The browser extensions which implement the protocol are open source. Not sure how much you can verify from that as I’m not skilled enough.
Well in theory that’s all you need to verify nothing is sent to the server. Then you can only trust them for not using your IP or behavior to find out who you are.
Yeah, I’ve been intrigued by Kagi, but would never use a search engine logged in.
Well it sounds like this is the thing for you! Haha
Sweet. Time to enable this right away. Been using privacy pass for a while now, and quite like it. Same can be said for kagi
I installed it, but I’m probably just going to use it periodically.
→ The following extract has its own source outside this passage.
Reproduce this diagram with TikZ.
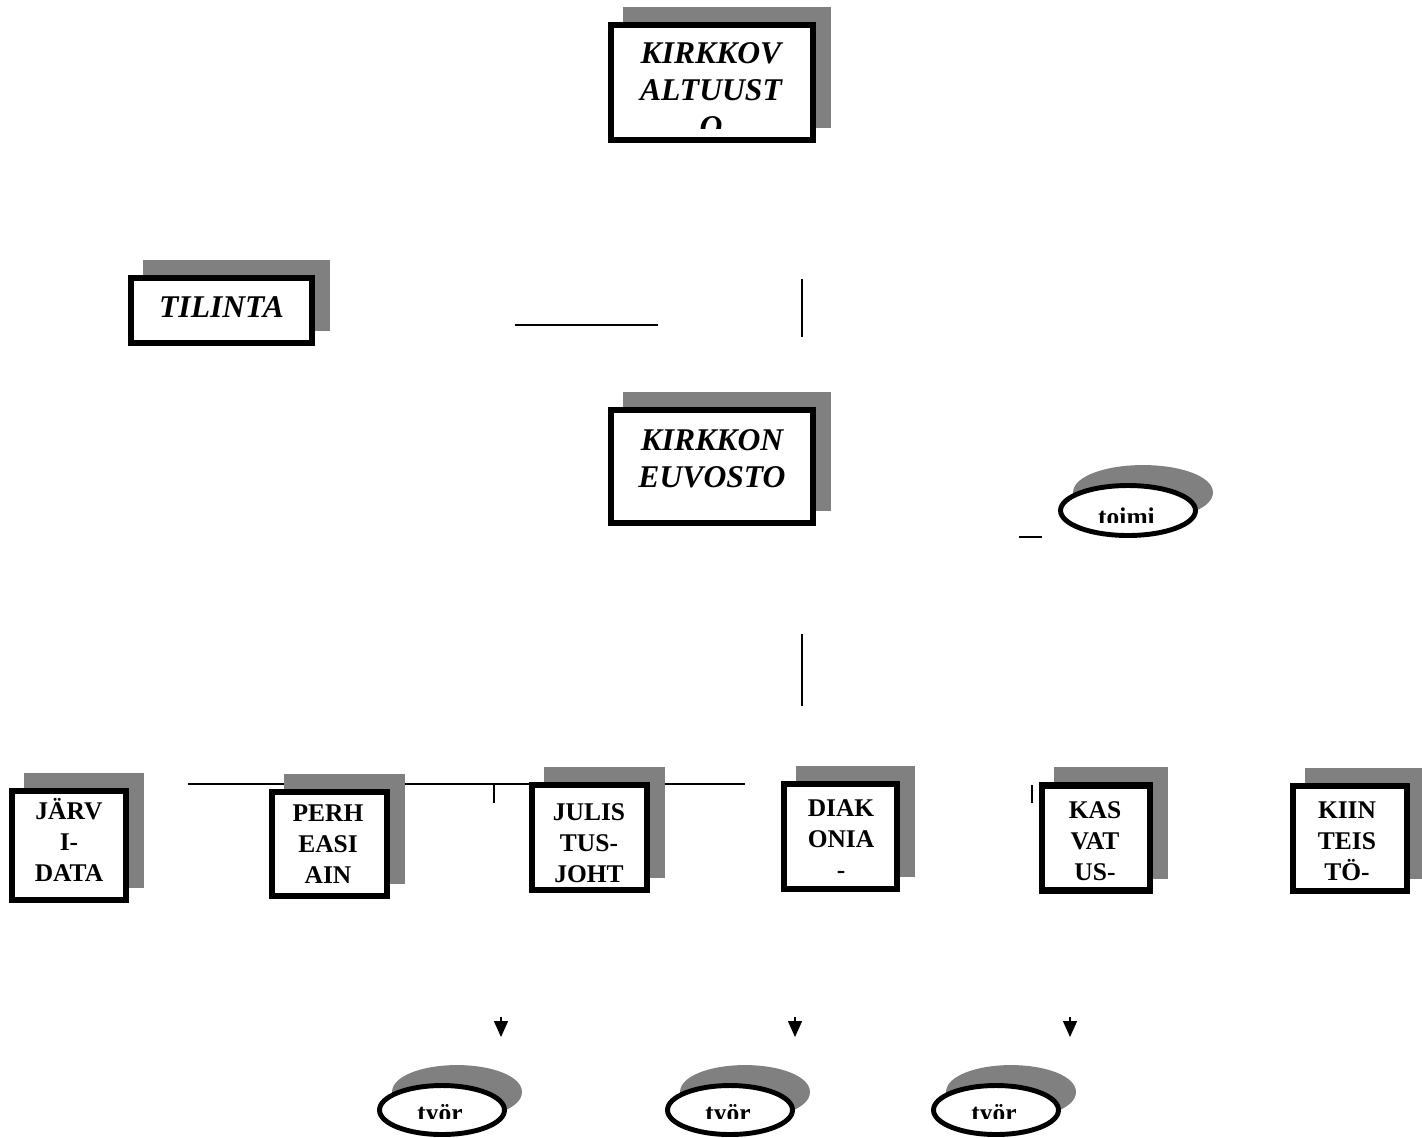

I really appreciate the website prioritization feature of Kagi … so it’s unfortunate that isn’t compatible.
I was annoyed that I read the blog post and installed the extension, only to find that caveat right on the blog post footer. Feels like it should have been bolded right at the top.
This finally gave me the push to switch to Orion browser after putting it off for a long time
Nice! Maybe I’ll finally give Kagi a shot.